Ia menjelaskan, visi Kemendikbud menginginkan agar perkuliahan membuka pintu ke dunia lokal dan global seluas-luasnya. Tujuannya agar hasil perkuliahan bisa berkesinambungan dengan permasalahan riil di masyarakat, baik pada tataran akar rumput maupun isu-isu nasional, regional, dan internasional.
Dalam beberapa pekan ke depan Kemendikbud akan memfasilitasi penandatanganan nota kesepahaman antara 120 badan usaha milik negara dengan Majelis Rektor Indonesia. Kerja sama ini memungkinkan adanya kuliah praktik maupun pengembangan riset yang lebih berbobot dan komprehensif.
Selain itu, tercatat ada 96 perguruan tinggi dan swasta yang siap difasilitasi untuk menjalin kerja sama dengan perguruan tinggi yang masuk 100 besar kampus terbaik di dunia versi QS World Ranking. Terdapat pula nota kesepahaman dengan jaringan perguruan tinggi negara-negara ASEAN untuk memungkinkan mobilitas dosen dan mahasiswa. ASEAN sebagai wadah regional di Asia Tenggara harus dimanfaatkan untuk membangun sumber daya intelektual dan hilirisasi riset.
“Saat ini tercatat ada 6.000 mahasiswa sedang magang di luar negeri dengan biaya patungan dari pemerintah, kampus, sponsor, dan pribadi. Ke depannya skema ini juga akan ditambah,” kata Paristiyanti. Beberapa negara yang telah menjalin kerja sama pendidikan tinggi dan riset dengan Indonesia adalah Belanda untuk keamanan siber, Jepang di sektor pariwisata, Australia untuk agribisnis, Kanada untuk aktuaria, dan Amerika Serikat untuk analisa mahadata.
“Akhir Januari lalu juga sudah ada perjanjian dengan Kementerian Desa, Pembangunan Daerah Tertinggal, dan Transmigrasi terkait keterlibatan perguruan tinggi dalam pengembangan program di 700 desa di wilayah terdepan, terluar, dan tertinggal,” ujar Paristiyanti.
KOMPAS/LARASWATI ARIADNE ANWAR–Heri Hermansyah, Direktur Pengelolaan Kekayaan Intelektual Kementerian Riset dan Teknologi/Badan Riset dan Inovasi Nasional mengimbau kepada para dosen untuk tidak hanya meningkatkan jumlah, tetapi mutu riset di perguruan tinggi pada seminar dengan Asosiasi Dosen Indonesia di Jakarta, Sabtu (8/2/2020).
Dongkrak jumlah riset
Terkait kerja sama riset, Direktur Pengelolaan Kekayaan Intelektual Kementerian Riset dan Teknologi Heri Hermansyah menekankan adanya kebijakan Kampus Merdeka juga diharapkan menggenjot jumlah riset yang dilakukan di kampus.

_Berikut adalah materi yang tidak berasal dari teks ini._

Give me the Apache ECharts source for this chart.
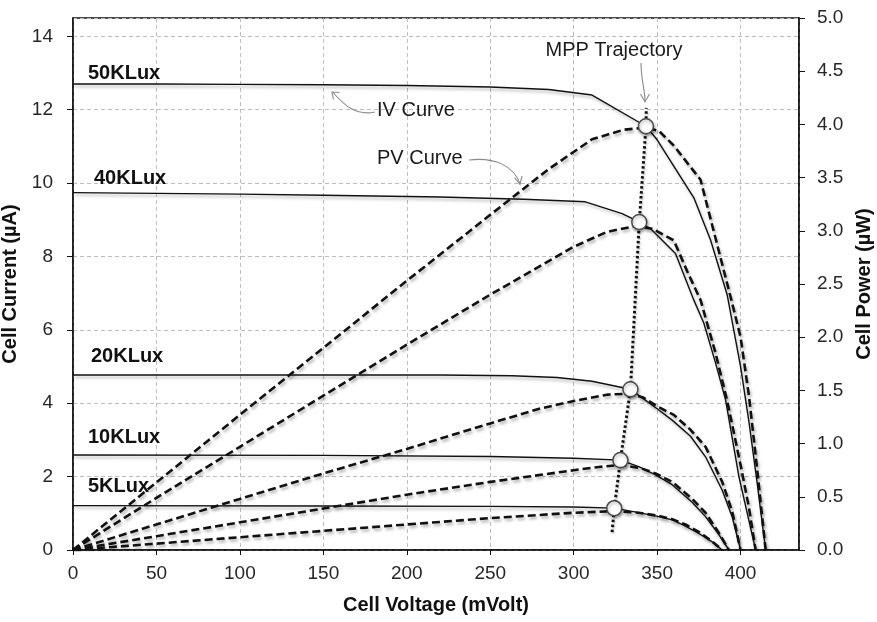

Menurut dia, akan sukar meningkatkan mutu riset apabila kegiatan penelitian sendiri jarang dilakukan di perguruan tinggi.
Indonesia memiliki 4.724 perguruan tinggi negeri dan swasta. Akan tetapi, dari 33.000 makalah ilmiah yang diterbitkan di berbagai jurnal nasional dan internasional, sebanyak 43 persen atau setara dengan 14.000 makalah berasal dari perguruan tinggi negeri berbadan hukum yang jumlahnya ada sebelas.
“Indonesia memiliki 107 lembaga penelitian dan pengembangan mandiri yang juga bisa diajak bersinergi dalam melakukan penelitian. Tujuannya agar penelitian bisa komprehensif serta mendalam. Tidak tumpang tindih,” papar Heri.
Salah satu bentuk sinergi yang sudah dilakukan adalah pada pembangunan wilayah Surabaya-Malang di Jawa Timur. Programnya dikelola oleh Forum Organisasi Profesi Iptek (FOPI) yang di dalamnya mencakup Asosiasi Dosen Indonesia. Ketua Umum FOPI Ahmad Hermanto Dardak menjelaskan, setiap permasalahan dipecahkan dan dicari sektor yang akan bertindak sebagai ujung tombaknya. Para anggota FOPI kemudian bersinergi mengembangkan strategi sesuai cetak biru dari ujung tombak itu.